## Collected data
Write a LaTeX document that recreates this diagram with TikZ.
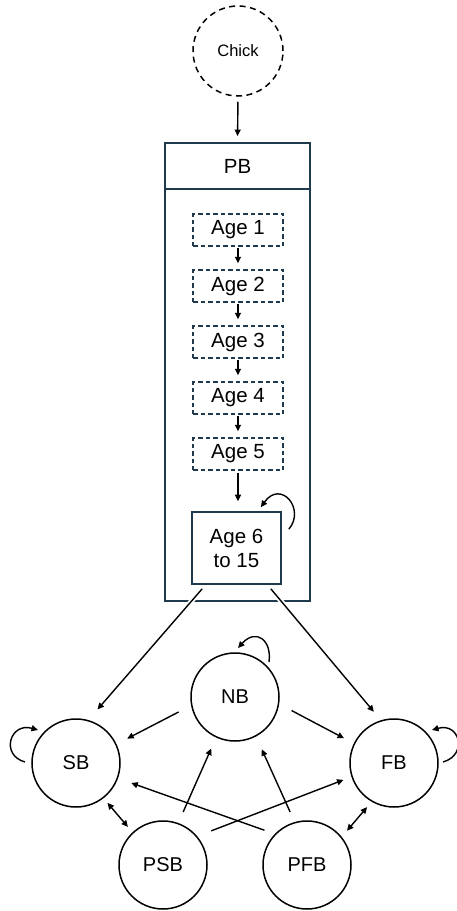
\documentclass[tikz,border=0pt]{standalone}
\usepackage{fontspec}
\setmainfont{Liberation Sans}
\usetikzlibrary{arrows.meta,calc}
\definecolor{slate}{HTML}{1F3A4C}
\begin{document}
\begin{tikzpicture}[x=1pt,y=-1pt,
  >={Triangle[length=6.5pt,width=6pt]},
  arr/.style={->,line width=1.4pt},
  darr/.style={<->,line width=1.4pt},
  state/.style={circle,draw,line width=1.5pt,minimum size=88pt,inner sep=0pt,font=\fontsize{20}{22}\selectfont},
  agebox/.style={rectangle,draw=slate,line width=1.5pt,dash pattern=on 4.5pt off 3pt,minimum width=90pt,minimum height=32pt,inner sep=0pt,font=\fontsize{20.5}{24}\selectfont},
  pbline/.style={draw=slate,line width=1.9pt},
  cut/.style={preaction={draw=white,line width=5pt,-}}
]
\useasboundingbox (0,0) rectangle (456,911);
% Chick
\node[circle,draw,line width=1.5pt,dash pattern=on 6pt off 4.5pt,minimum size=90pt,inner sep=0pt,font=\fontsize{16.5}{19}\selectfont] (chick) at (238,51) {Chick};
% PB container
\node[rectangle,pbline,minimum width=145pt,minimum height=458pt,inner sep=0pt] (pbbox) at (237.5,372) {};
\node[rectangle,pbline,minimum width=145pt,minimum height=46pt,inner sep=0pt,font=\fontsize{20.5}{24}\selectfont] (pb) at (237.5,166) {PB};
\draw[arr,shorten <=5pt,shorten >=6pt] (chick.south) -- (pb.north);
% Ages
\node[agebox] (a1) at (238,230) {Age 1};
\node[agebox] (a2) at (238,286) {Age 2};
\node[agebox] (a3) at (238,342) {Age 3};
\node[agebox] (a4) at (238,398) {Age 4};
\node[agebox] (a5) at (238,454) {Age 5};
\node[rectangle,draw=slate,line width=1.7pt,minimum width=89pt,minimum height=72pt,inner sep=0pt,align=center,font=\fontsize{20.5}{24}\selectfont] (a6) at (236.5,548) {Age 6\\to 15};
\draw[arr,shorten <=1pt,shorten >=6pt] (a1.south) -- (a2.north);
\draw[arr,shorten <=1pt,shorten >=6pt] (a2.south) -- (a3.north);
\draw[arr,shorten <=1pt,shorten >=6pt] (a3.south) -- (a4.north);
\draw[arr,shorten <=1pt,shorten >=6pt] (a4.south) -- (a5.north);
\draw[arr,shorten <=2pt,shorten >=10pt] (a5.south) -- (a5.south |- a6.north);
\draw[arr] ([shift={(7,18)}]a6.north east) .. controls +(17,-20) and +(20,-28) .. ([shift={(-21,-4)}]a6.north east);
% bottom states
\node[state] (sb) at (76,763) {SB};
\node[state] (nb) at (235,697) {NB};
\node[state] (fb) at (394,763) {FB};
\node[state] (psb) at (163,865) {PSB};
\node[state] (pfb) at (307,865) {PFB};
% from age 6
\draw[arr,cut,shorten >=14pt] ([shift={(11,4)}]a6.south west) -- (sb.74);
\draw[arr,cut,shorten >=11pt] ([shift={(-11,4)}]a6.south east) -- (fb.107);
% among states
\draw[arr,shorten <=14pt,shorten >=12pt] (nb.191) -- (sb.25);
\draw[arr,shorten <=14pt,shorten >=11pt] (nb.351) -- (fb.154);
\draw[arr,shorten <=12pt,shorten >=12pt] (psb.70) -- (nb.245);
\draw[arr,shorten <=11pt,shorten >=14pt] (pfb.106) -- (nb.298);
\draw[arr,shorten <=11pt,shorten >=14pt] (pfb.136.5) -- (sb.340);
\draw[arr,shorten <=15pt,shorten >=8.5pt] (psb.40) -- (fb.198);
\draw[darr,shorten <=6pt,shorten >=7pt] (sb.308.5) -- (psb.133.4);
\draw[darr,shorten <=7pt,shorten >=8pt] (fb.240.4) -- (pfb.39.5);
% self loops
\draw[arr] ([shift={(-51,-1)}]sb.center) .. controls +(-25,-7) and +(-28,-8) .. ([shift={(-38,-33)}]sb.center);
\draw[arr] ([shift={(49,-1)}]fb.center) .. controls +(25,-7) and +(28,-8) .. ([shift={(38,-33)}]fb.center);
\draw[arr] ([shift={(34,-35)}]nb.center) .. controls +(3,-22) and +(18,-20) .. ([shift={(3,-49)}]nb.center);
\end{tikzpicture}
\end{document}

## Work to be completed
Quote the data exactly, leaving every image out of the copy.

## The output
Write a LaTeX document that recreates this diagram with TikZ.
\documentclass[tikz,border=0pt]{standalone}
\usepackage{fontspec}
\setmainfont{Liberation Sans}
\usetikzlibrary{arrows.meta,calc}
\definecolor{slate}{HTML}{1F3A4C}
\begin{document}
\begin{tikzpicture}[x=1pt,y=-1pt,
  >={Triangle[length=6.5pt,width=6pt]},
  arr/.style={->,line width=1.4pt},
  darr/.style={<->,line width=1.4pt},
  state/.style={circle,draw,line width=1.5pt,minimum size=88pt,inner sep=0pt,font=\fontsize{20}{22}\selectfont},
  agebox/.style={rectangle,draw=slate,line width=1.5pt,dash pattern=on 4.5pt off 3pt,minimum width=90pt,minimum height=32pt,inner sep=0pt,font=\fontsize{20.5}{24}\selectfont},
  pbline/.style={draw=slate,line width=1.9pt},
  cut/.style={preaction={draw=white,line width=5pt,-}}
]
\useasboundingbox (0,0) rectangle (456,911);
% Chick
\node[circle,draw,line width=1.5pt,dash pattern=on 6pt off 4.5pt,minimum size=90pt,inner sep=0pt,font=\fontsize{16.5}{19}\selectfont] (chick) at (238,51) {Chick};
% PB container
\node[rectangle,pbline,minimum width=145pt,minimum height=458pt,inner sep=0pt] (pbbox) at (237.5,372) {};
\node[rectangle,pbline,minimum width=145pt,minimum height=46pt,inner sep=0pt,font=\fontsize{20.5}{24}\selectfont] (pb) at (237.5,166) {PB};
\draw[arr,shorten <=5pt,shorten >=6pt] (chick.south) -- (pb.north);
% Ages
\node[agebox] (a1) at (238,230) {Age 1};
\node[agebox] (a2) at (238,286) {Age 2};
\node[agebox] (a3) at (238,342) {Age 3};
\node[agebox] (a4) at (238,398) {Age 4};
\node[agebox] (a5) at (238,454) {Age 5};
\node[rectangle,draw=slate,line width=1.7pt,minimum width=89pt,minimum height=72pt,inner sep=0pt,align=center,font=\fontsize{20.5}{24}\selectfont] (a6) at (236.5,548) {Age 6\\to 15};
\draw[arr,shorten <=1pt,shorten >=6pt] (a1.south) -- (a2.north);
\draw[arr,shorten <=1pt,shorten >=6pt] (a2.south) -- (a3.north);
\draw[arr,shorten <=1pt,shorten >=6pt] (a3.south) -- (a4.north);
\draw[arr,shorten <=1pt,shorten >=6pt] (a4.south) -- (a5.north);
\draw[arr,shorten <=2pt,shorten >=10pt] (a5.south) -- (a5.south |- a6.north);
\draw[arr] ([shift={(7,18)}]a6.north east) .. controls +(17,-20) and +(20,-28) .. ([shift={(-21,-4)}]a6.north east);
% bottom states
\node[state] (sb) at (76,763) {SB};
\node[state] (nb) at (235,697) {NB};
\node[state] (fb) at (394,763) {FB};
\node[state] (psb) at (163,865) {PSB};
\node[state] (pfb) at (307,865) {PFB};
% from age 6
\draw[arr,cut,shorten >=14pt] ([shift={(11,4)}]a6.south west) -- (sb.74);
\draw[arr,cut,shorten >=11pt] ([shift={(-11,4)}]a6.south east) -- (fb.107);
% among states
\draw[arr,shorten <=14pt,shorten >=12pt] (nb.191) -- (sb.25);
\draw[arr,shorten <=14pt,shorten >=11pt] (nb.351) -- (fb.154);
\draw[arr,shorten <=12pt,shorten >=12pt] (psb.70) -- (nb.245);
\draw[arr,shorten <=11pt,shorten >=14pt] (pfb.106) -- (nb.298);
\draw[arr,shorten <=11pt,shorten >=14pt] (pfb.136.5) -- (sb.340);
\draw[arr,shorten <=15pt,shorten >=8.5pt] (psb.40) -- (fb.198);
\draw[darr,shorten <=6pt,shorten >=7pt] (sb.308.5) -- (psb.133.4);
\draw[darr,shorten <=7pt,shorten >=8pt] (fb.240.4) -- (pfb.39.5);
% self loops
\draw[arr] ([shift={(-51,-1)}]sb.center) .. controls +(-25,-7) and +(-28,-8) .. ([shift={(-38,-33)}]sb.center);
\draw[arr] ([shift={(49,-1)}]fb.center) .. controls +(25,-7) and +(28,-8) .. ([shift={(38,-33)}]fb.center);
\draw[arr] ([shift={(34,-35)}]nb.center) .. controls +(3,-22) and +(18,-20) .. ([shift={(3,-49)}]nb.center);
\end{tikzpicture}
\end{document}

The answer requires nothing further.